Stated task: Leave out the pictures and reproduce all of the data exactly.

Supplied material:
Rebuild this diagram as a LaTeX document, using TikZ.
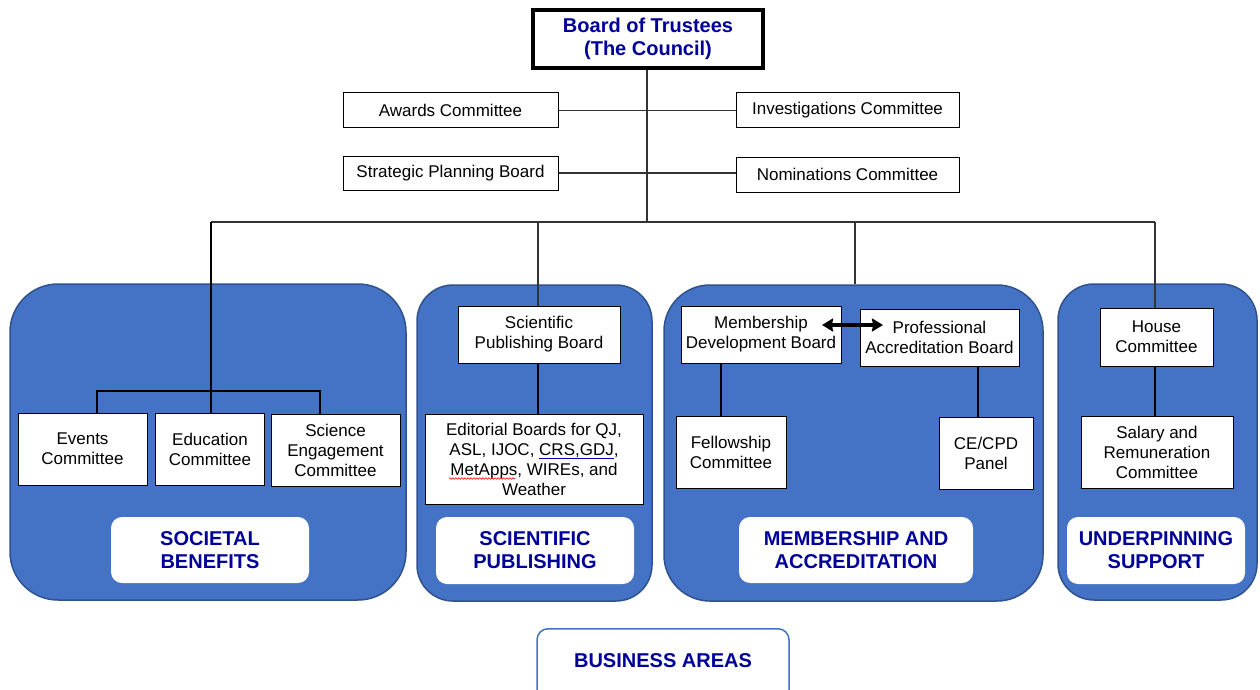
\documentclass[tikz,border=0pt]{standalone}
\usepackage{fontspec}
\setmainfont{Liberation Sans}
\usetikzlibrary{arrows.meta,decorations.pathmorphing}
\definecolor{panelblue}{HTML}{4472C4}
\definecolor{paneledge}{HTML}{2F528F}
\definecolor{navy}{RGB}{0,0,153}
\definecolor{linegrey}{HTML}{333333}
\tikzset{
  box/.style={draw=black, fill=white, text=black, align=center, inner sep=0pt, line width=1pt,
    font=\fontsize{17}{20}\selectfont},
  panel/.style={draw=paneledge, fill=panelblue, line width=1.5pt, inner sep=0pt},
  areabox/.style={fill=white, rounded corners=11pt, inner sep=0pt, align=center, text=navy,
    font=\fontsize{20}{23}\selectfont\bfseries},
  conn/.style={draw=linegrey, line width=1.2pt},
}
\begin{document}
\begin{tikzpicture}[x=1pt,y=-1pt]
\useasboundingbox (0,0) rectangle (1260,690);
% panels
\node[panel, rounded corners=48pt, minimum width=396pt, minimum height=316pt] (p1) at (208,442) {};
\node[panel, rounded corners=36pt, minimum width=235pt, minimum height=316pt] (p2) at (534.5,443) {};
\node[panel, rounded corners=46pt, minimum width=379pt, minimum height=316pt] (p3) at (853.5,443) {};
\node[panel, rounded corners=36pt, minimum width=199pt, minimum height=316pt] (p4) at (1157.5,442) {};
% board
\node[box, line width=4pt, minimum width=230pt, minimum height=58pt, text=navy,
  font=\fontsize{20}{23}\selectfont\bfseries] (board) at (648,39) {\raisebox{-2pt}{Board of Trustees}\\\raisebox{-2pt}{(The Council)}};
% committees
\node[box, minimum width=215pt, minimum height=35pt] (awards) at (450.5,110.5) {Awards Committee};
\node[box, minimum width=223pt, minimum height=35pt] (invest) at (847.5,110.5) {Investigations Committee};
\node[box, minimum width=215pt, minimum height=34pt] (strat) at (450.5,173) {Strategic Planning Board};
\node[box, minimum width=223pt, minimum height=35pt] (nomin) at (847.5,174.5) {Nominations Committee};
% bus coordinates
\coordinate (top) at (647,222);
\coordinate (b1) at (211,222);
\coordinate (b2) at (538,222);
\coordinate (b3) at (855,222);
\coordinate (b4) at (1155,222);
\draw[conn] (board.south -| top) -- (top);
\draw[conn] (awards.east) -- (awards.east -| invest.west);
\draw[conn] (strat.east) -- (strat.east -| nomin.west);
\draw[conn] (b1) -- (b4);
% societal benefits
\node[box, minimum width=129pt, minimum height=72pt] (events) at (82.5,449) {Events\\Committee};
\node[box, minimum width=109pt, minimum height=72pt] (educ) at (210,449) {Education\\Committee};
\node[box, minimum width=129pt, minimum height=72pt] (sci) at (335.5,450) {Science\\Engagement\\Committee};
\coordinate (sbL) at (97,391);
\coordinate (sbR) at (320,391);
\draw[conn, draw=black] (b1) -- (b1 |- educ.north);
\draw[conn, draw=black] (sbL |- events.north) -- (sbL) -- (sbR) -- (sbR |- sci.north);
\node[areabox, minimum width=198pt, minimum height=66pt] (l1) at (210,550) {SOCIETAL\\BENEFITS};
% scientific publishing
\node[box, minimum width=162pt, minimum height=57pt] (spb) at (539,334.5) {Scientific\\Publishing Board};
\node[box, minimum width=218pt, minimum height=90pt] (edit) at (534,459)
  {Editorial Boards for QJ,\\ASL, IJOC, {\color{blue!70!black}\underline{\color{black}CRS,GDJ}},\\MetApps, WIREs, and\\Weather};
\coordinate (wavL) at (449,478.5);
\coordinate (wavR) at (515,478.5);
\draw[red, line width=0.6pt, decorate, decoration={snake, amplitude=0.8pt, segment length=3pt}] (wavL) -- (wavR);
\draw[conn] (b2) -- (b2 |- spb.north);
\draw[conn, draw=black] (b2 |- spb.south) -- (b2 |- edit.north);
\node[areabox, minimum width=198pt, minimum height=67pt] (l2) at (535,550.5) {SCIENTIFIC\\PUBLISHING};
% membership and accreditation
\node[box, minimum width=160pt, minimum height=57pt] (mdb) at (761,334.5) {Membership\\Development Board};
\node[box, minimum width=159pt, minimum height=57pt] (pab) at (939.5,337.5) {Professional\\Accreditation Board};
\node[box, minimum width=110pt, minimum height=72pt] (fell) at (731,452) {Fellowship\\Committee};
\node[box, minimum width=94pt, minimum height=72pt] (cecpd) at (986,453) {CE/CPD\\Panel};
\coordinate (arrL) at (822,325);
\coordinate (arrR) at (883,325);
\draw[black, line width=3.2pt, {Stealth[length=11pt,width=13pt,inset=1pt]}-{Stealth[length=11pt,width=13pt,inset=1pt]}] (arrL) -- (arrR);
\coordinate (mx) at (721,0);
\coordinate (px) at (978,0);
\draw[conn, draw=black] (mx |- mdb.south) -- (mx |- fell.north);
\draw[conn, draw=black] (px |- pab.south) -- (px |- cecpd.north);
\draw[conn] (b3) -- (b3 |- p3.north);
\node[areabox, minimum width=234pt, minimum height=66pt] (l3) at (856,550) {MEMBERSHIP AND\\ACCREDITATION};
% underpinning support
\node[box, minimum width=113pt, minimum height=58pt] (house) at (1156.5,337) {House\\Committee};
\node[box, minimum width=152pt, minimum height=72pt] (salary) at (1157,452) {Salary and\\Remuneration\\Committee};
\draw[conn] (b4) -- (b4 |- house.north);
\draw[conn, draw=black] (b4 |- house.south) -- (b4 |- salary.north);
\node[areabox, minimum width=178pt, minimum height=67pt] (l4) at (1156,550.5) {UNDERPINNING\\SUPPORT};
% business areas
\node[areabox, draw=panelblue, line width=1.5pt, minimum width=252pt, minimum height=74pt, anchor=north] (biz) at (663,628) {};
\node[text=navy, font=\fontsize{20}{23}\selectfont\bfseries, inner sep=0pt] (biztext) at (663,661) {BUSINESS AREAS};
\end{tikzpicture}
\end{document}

Response to this exercise:
Rebuild this diagram as a LaTeX document, using TikZ.
\documentclass[tikz,border=0pt]{standalone}
\usepackage{fontspec}
\setmainfont{Liberation Sans}
\usetikzlibrary{arrows.meta,decorations.pathmorphing}
\definecolor{panelblue}{HTML}{4472C4}
\definecolor{paneledge}{HTML}{2F528F}
\definecolor{navy}{RGB}{0,0,153}
\definecolor{linegrey}{HTML}{333333}
\tikzset{
  box/.style={draw=black, fill=white, text=black, align=center, inner sep=0pt, line width=1pt,
    font=\fontsize{17}{20}\selectfont},
  panel/.style={draw=paneledge, fill=panelblue, line width=1.5pt, inner sep=0pt},
  areabox/.style={fill=white, rounded corners=11pt, inner sep=0pt, align=center, text=navy,
    font=\fontsize{20}{23}\selectfont\bfseries},
  conn/.style={draw=linegrey, line width=1.2pt},
}
\begin{document}
\begin{tikzpicture}[x=1pt,y=-1pt]
\useasboundingbox (0,0) rectangle (1260,690);
% panels
\node[panel, rounded corners=48pt, minimum width=396pt, minimum height=316pt] (p1) at (208,442) {};
\node[panel, rounded corners=36pt, minimum width=235pt, minimum height=316pt] (p2) at (534.5,443) {};
\node[panel, rounded corners=46pt, minimum width=379pt, minimum height=316pt] (p3) at (853.5,443) {};
\node[panel, rounded corners=36pt, minimum width=199pt, minimum height=316pt] (p4) at (1157.5,442) {};
% board
\node[box, line width=4pt, minimum width=230pt, minimum height=58pt, text=navy,
  font=\fontsize{20}{23}\selectfont\bfseries] (board) at (648,39) {\raisebox{-2pt}{Board of Trustees}\\\raisebox{-2pt}{(The Council)}};
% committees
\node[box, minimum width=215pt, minimum height=35pt] (awards) at (450.5,110.5) {Awards Committee};
\node[box, minimum width=223pt, minimum height=35pt] (invest) at (847.5,110.5) {Investigations Committee};
\node[box, minimum width=215pt, minimum height=34pt] (strat) at (450.5,173) {Strategic Planning Board};
\node[box, minimum width=223pt, minimum height=35pt] (nomin) at (847.5,174.5) {Nominations Committee};
% bus coordinates
\coordinate (top) at (647,222);
\coordinate (b1) at (211,222);
\coordinate (b2) at (538,222);
\coordinate (b3) at (855,222);
\coordinate (b4) at (1155,222);
\draw[conn] (board.south -| top) -- (top);
\draw[conn] (awards.east) -- (awards.east -| invest.west);
\draw[conn] (strat.east) -- (strat.east -| nomin.west);
\draw[conn] (b1) -- (b4);
% societal benefits
\node[box, minimum width=129pt, minimum height=72pt] (events) at (82.5,449) {Events\\Committee};
\node[box, minimum width=109pt, minimum height=72pt] (educ) at (210,449) {Education\\Committee};
\node[box, minimum width=129pt, minimum height=72pt] (sci) at (335.5,450) {Science\\Engagement\\Committee};
\coordinate (sbL) at (97,391);
\coordinate (sbR) at (320,391);
\draw[conn, draw=black] (b1) -- (b1 |- educ.north);
\draw[conn, draw=black] (sbL |- events.north) -- (sbL) -- (sbR) -- (sbR |- sci.north);
\node[areabox, minimum width=198pt, minimum height=66pt] (l1) at (210,550) {SOCIETAL\\BENEFITS};
% scientific publishing
\node[box, minimum width=162pt, minimum height=57pt] (spb) at (539,334.5) {Scientific\\Publishing Board};
\node[box, minimum width=218pt, minimum height=90pt] (edit) at (534,459)
  {Editorial Boards for QJ,\\ASL, IJOC, {\color{blue!70!black}\underline{\color{black}CRS,GDJ}},\\MetApps, WIREs, and\\Weather};
\coordinate (wavL) at (449,478.5);
\coordinate (wavR) at (515,478.5);
\draw[red, line width=0.6pt, decorate, decoration={snake, amplitude=0.8pt, segment length=3pt}] (wavL) -- (wavR);
\draw[conn] (b2) -- (b2 |- spb.north);
\draw[conn, draw=black] (b2 |- spb.south) -- (b2 |- edit.north);
\node[areabox, minimum width=198pt, minimum height=67pt] (l2) at (535,550.5) {SCIENTIFIC\\PUBLISHING};
% membership and accreditation
\node[box, minimum width=160pt, minimum height=57pt] (mdb) at (761,334.5) {Membership\\Development Board};
\node[box, minimum width=159pt, minimum height=57pt] (pab) at (939.5,337.5) {Professional\\Accreditation Board};
\node[box, minimum width=110pt, minimum height=72pt] (fell) at (731,452) {Fellowship\\Committee};
\node[box, minimum width=94pt, minimum height=72pt] (cecpd) at (986,453) {CE/CPD\\Panel};
\coordinate (arrL) at (822,325);
\coordinate (arrR) at (883,325);
\draw[black, line width=3.2pt, {Stealth[length=11pt,width=13pt,inset=1pt]}-{Stealth[length=11pt,width=13pt,inset=1pt]}] (arrL) -- (arrR);
\coordinate (mx) at (721,0);
\coordinate (px) at (978,0);
\draw[conn, draw=black] (mx |- mdb.south) -- (mx |- fell.north);
\draw[conn, draw=black] (px |- pab.south) -- (px |- cecpd.north);
\draw[conn] (b3) -- (b3 |- p3.north);
\node[areabox, minimum width=234pt, minimum height=66pt] (l3) at (856,550) {MEMBERSHIP AND\\ACCREDITATION};
% underpinning support
\node[box, minimum width=113pt, minimum height=58pt] (house) at (1156.5,337) {House\\Committee};
\node[box, minimum width=152pt, minimum height=72pt] (salary) at (1157,452) {Salary and\\Remuneration\\Committee};
\draw[conn] (b4) -- (b4 |- house.north);
\draw[conn, draw=black] (b4 |- house.south) -- (b4 |- salary.north);
\node[areabox, minimum width=178pt, minimum height=67pt] (l4) at (1156,550.5) {UNDERPINNING\\SUPPORT};
% business areas
\node[areabox, draw=panelblue, line width=1.5pt, minimum width=252pt, minimum height=74pt, anchor=north] (biz) at (663,628) {};
\node[text=navy, font=\fontsize{20}{23}\selectfont\bfseries, inner sep=0pt] (biztext) at (663,661) {BUSINESS AREAS};
\end{tikzpicture}
\end{document}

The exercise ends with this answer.